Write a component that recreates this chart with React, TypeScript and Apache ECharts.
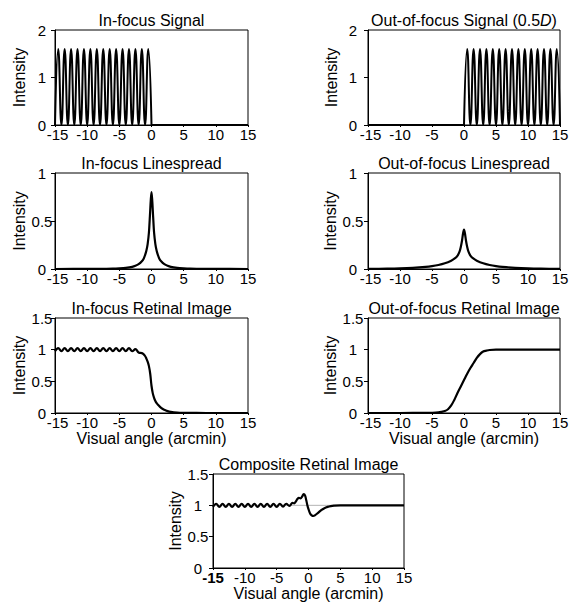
import React, { useEffect, useRef } from "react";
import * as echarts from "echarts";

// ---------- DATA ----------
const xTicks = [-15, -10, -5, 0, 5, 10, 15];

// In-focus signal: grating from -15 to 0 (peaks at half-integers), flat afterwards
const inFocusSignalX = [-15, -14.5, -14, -13.5, -13, -12.5, -12, -11.5, -11, -10.5, -10, -9.5, -9, -8.5, -8, -7.5, -7, -6.5, -6, -5.5, -5, -4.5, -4, -3.5, -3, -2.5, -2, -1.5, -1, -0.5, 0];
const inFocusSignalY = [0, 1.6, 0, 1.6, 0, 1.6, 0, 1.6, 0, 1.6, 0, 1.6, 0, 1.6, 0, 1.6, 0, 1.6, 0, 1.6, 0, 1.6, 0, 1.6, 0, 1.6, 0, 1.6, 0, 1.6, 0];
const inFocusFlatX = [0, 15];
const inFocusFlatY = [0, 0];

// Out-of-focus signal: flat from -15 to 0, grating from 0 to 15
const outFocusFlatX = [-15, 0];
const outFocusFlatY = [0, 0];
const outFocusSignalX = [0, 0.5, 1, 1.5, 2, 2.5, 3, 3.5, 4, 4.5, 5, 5.5, 6, 6.5, 7, 7.5, 8, 8.5, 9, 9.5, 10, 10.5, 11, 11.5, 12, 12.5, 13, 13.5, 14, 14.5, 15];
const outFocusSignalY = [0, 1.6, 0, 1.6, 0, 1.6, 0, 1.6, 0, 1.6, 0, 1.6, 0, 1.6, 0, 1.6, 0, 1.6, 0, 1.6, 0, 1.6, 0, 1.6, 0, 1.6, 0, 1.6, 0, 1.6, 0];

// In-focus linespread
const inFocusLsfX = [-15, -10, -8, -6, -5, -4, -3, -2.5, -2, -1.5, -1.2, -1, -0.8, -0.6, -0.4, -0.25, -0.1, 0, 0.1, 0.25, 0.4, 0.6, 0.8, 1, 1.2, 1.5, 2, 2.5, 3, 4, 5, 6, 8, 10, 15];
const inFocusLsfY = [0, 0.001, 0.002, 0.004, 0.007, 0.012, 0.022, 0.033, 0.05, 0.08, 0.11, 0.145, 0.19, 0.26, 0.38, 0.55, 0.73, 0.8, 0.73, 0.55, 0.38, 0.26, 0.19, 0.145, 0.11, 0.08, 0.05, 0.033, 0.022, 0.012, 0.007, 0.004, 0.002, 0.001, 0];

// Out-of-focus linespread
const outFocusLsfX = [-15, -12, -10, -8, -6, -5, -4, -3, -2, -1.5, -1, -0.7, -0.5, -0.3, -0.15, 0, 0.15, 0.3, 0.5, 0.7, 1, 1.5, 2, 3, 4, 5, 6, 8, 10, 12, 15];
const outFocusLsfY = [0.001, 0.003, 0.006, 0.012, 0.022, 0.03, 0.042, 0.06, 0.087, 0.107, 0.14, 0.18, 0.23, 0.3, 0.37, 0.41, 0.37, 0.3, 0.23, 0.18, 0.14, 0.107, 0.087, 0.06, 0.042, 0.03, 0.022, 0.012, 0.006, 0.003, 0.001];

// In-focus retinal image
const inFocusImageX = [-15, -14.5, -14, -13.5, -13, -12.5, -12, -11.5, -11, -10.5, -10, -9.5, -9, -8.5, -8, -7.5, -7, -6.5, -6, -5.5, -5, -4.5, -4, -3.5, -3, -2.5, -2, -1.5, -1.25, -1, -0.8, -0.6, -0.4, -0.2, 0, 0.2, 0.4, 0.6, 0.8, 1, 1.5, 2, 2.5, 3, 4, 5, 7, 10, 15];
const inFocusImageY = [0.975, 1.025, 0.975, 1.025, 0.975, 1.025, 0.975, 1.025, 0.975, 1.025, 0.975, 1.025, 0.975, 1.025, 0.975, 1.025, 0.975, 1.025, 0.975, 1.025, 0.975, 1.025, 0.975, 1.025, 0.975, 1.01, 0.955, 0.945, 0.93, 0.9, 0.86, 0.81, 0.74, 0.62, 0.43, 0.31, 0.24, 0.19, 0.155, 0.13, 0.08, 0.05, 0.03, 0.018, 0.007, 0.003, 0.001, 0, 0];

// Out-of-focus retinal image
const outFocusImageX = [-15, -10, -6, -5, -4, -3.5, -3, -2.5, -2, -1.5, -1, -0.5, 0, 0.5, 1, 1.5, 2, 2.5, 3, 3.5, 4, 5, 6, 10, 15];
const outFocusImageY = [0, 0, 0.002, 0.004, 0.01, 0.018, 0.03, 0.06, 0.12, 0.21, 0.32, 0.42, 0.52, 0.62, 0.71, 0.79, 0.87, 0.93, 0.97, 0.985, 0.995, 1, 1, 1, 1];

// Composite retinal image
const compositeX = [-15, -14.5, -14, -13.5, -13, -12.5, -12, -11.5, -11, -10.5, -10, -9.5, -9, -8.5, -8, -7.5, -7, -6.5, -6, -5.5, -5, -4.5, -4, -3.5, -3, -2.5, -2.25, -2, -1.75, -1.5, -1.25, -1, -0.75, -0.55, -0.35, -0.15, 0, 0.25, 0.5, 0.75, 1, 1.5, 2, 2.5, 3, 3.5, 4, 5, 7, 15];
const compositeY = [0.975, 1.025, 0.975, 1.025, 0.975, 1.025, 0.975, 1.025, 0.975, 1.025, 0.975, 1.025, 0.975, 1.025, 0.975, 1.025, 0.975, 1.025, 0.975, 1.025, 0.975, 1.025, 0.98, 1.025, 0.99, 1.04, 1.03, 1.06, 1.1, 1.12, 1.11, 1.14, 1.18, 1.16, 1.08, 0.99, 0.94, 0.87, 0.84, 0.83, 0.84, 0.88, 0.925, 0.955, 0.975, 0.988, 0.995, 1, 1, 1];
const compositeRefX = [-15, 15];
const compositeRefY = [1, 1];

// Titles & axis texts
const titles = [
  "In-focus Signal",
  "{n|Out-of-focus Signal (0.5}{i|D}{n|)}",
  "In-focus Linespread",
  "Out-of-focus Linespread",
  "In-focus Retinal Image",
  "Out-of-focus Retinal Image",
  "Composite Retinal Image",
];
const yMaxes = [2, 2, 1, 1, 1.5, 1.5, 1.5];
const yIntervals = [1, 1, 0.5, 0.5, 0.5, 0.5, 0.5];
const yName = "Intensity";
const xName = "Visual angle (arcmin)";

// ---------- LAYOUT ----------
const FONT = "'Liberation Sans', Arial, Helvetica, sans-serif";
const layout = [
  { left: 55, top: 30, width: 193, height: 95, lblMargin: 13, nameGap: 28, xNameShow: false },
  { left: 368, top: 30, width: 192, height: 95, lblMargin: 15, nameGap: 29, xNameShow: false },
  { left: 55, top: 173, width: 193, height: 96, lblMargin: 13, nameGap: 28, xNameShow: false },
  { left: 368, top: 173, width: 192, height: 96, lblMargin: 15, nameGap: 29, xNameShow: false },
  { left: 55, top: 318, width: 193, height: 95, lblMargin: 13, nameGap: 28, xNameShow: true },
  { left: 368, top: 318, width: 192, height: 95, lblMargin: 15, nameGap: 29, xNameShow: true },
  { left: 213, top: 474, width: 191, height: 94, lblMargin: 15, nameGap: 30, xNameShow: true },
];

const zip = (xs: number[], ys: number[]) => xs.map((x, i) => [x, ys[i]]);

function lineSeries(idx: number, xs: number[], ys: number[], smooth: number | boolean, width = 2.2, extra: any = {}) {
  return {
    type: "line",
    xAxisIndex: idx,
    yAxisIndex: idx,
    data: zip(xs, ys),
    smooth,
    showSymbol: false,
    symbol: "none",
    silent: true,
    z: 3,
    lineStyle: { color: "#000", width, join: "round" },
    ...extra,
  };
}

export default function App() {
  const ref = useRef<HTMLDivElement>(null);
  useEffect(() => {
    if (!ref.current) return;
    const chart = echarts.init(ref.current, null, { renderer: "svg" });

    const grid = layout.map((l) => ({
      left: l.left,
      top: l.top,
      width: l.width,
      height: l.height,
      show: true,
      borderColor: "#000",
      borderWidth: 1,
      backgroundColor: "transparent",
      containLabel: false,
      outerBoundsMode: "none",
    }));

    const labelRich = {
      b: { fontWeight: "bold", fontSize: 15, fontFamily: FONT, color: "#000" },
      m: { fontSize: 15, fontFamily: FONT, color: "#000", padding: [0, 0, 0, 5] },
    };

    const xAxis = layout.map((l, i) => ({
      type: "value",
      gridIndex: i,
      min: xTicks[0],
      max: xTicks[xTicks.length - 1],
      interval: 5,
      axisLine: { show: true, onZero: false, lineStyle: { color: "#000", width: 1 } },
      axisTick: { show: true, length: 2, lineStyle: { color: "#000" } },
      splitLine: { show: false },
      axisLabel: {
        color: "#000",
        fontSize: 15,
        fontFamily: FONT,
        margin: 2,
        formatter: (v: number) =>
          v === xTicks[0] ? (i === 6 ? "{b|" + v + "}" : "{m|" + v + "}") : String(v),
        rich: labelRich,
      },
      name: l.xNameShow ? xName : "",
      nameLocation: "middle",
      nameGap: i === 6 ? 14 : 15,
      nameTextStyle: { color: "#000", fontSize: 16, fontFamily: FONT },
    }));

    const yAxis = layout.map((l, i) => ({
      type: "value",
      gridIndex: i,
      min: 0,
      max: yMaxes[i],
      interval: yIntervals[i],
      axisLine: { show: true, onZero: false, lineStyle: { color: "#000", width: 1 } },
      axisTick: { show: true, length: 4, lineStyle: { color: "#000" } },
      splitLine: { show: false },
      axisLabel: { color: "#000", fontSize: 15, fontFamily: FONT, margin: l.lblMargin, align: "center" },
      name: yName,
      nameLocation: "middle",
      nameGap: l.nameGap,
      nameTextStyle: { color: "#000", fontSize: 16, fontFamily: FONT },
    }));

    const graphic = layout.map((l, i) => ({
      type: "text",
      x: l.left + l.width / 2,
      y: l.top - 10,
      silent: true,
      style: {
        text: titles[i],
        fill: "#000",
        fontSize: 16,
        fontFamily: FONT,
        align: "center",
        verticalAlign: "middle",
        rich: {
          n: { fontSize: 16, fontFamily: FONT, fill: "#000" },
          i: { fontSize: 16, fontFamily: FONT, fontStyle: "italic", fill: "#000" },
        },
      },
    }));

    const series = [
      lineSeries(0, inFocusSignalX, inFocusSignalY, 0.5, 2),
      lineSeries(0, inFocusFlatX, inFocusFlatY, false, 2),
      lineSeries(1, outFocusFlatX, outFocusFlatY, false, 2),
      lineSeries(1, outFocusSignalX, outFocusSignalY, 0.5, 2),
      lineSeries(2, inFocusLsfX, inFocusLsfY, 0.3),
      lineSeries(3, outFocusLsfX, outFocusLsfY, 0.3),
      lineSeries(4, inFocusImageX, inFocusImageY, 0.4),
      lineSeries(5, outFocusImageX, outFocusImageY, 0.4),
      lineSeries(6, compositeRefX, compositeRefY, false, 1, { z: 1, lineStyle: { color: "#b4b4b4", width: 1 } }),
      lineSeries(6, compositeX, compositeY, 0.4),
    ];

    chart.setOption({
      animation: false,
      backgroundColor: "#fff",
      grid,
      xAxis,
      yAxis,
      series,
      graphic,
    });
    return () => chart.dispose();
  }, []);
  return (
    <div
      ref={ref}
      style={{ position: "absolute", left: 0, top: 0, width: 571, height: 608, background: "#fff" }}
    />
  );
}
----------
_TASK DETAILS_: Every line from the top of the material above through the line with "const xTicks = [-15, -10, -5, 0, 5, 10, 15];" should be duplicated exactly, please; leave out the pictures.

_SOLUTION_:
Write a component that recreates this chart with React, TypeScript and Apache ECharts.
import React, { useEffect, useRef } from "react";
import * as echarts from "echarts";

// ---------- DATA ----------
const xTicks = [-15, -10, -5, 0, 5, 10, 15];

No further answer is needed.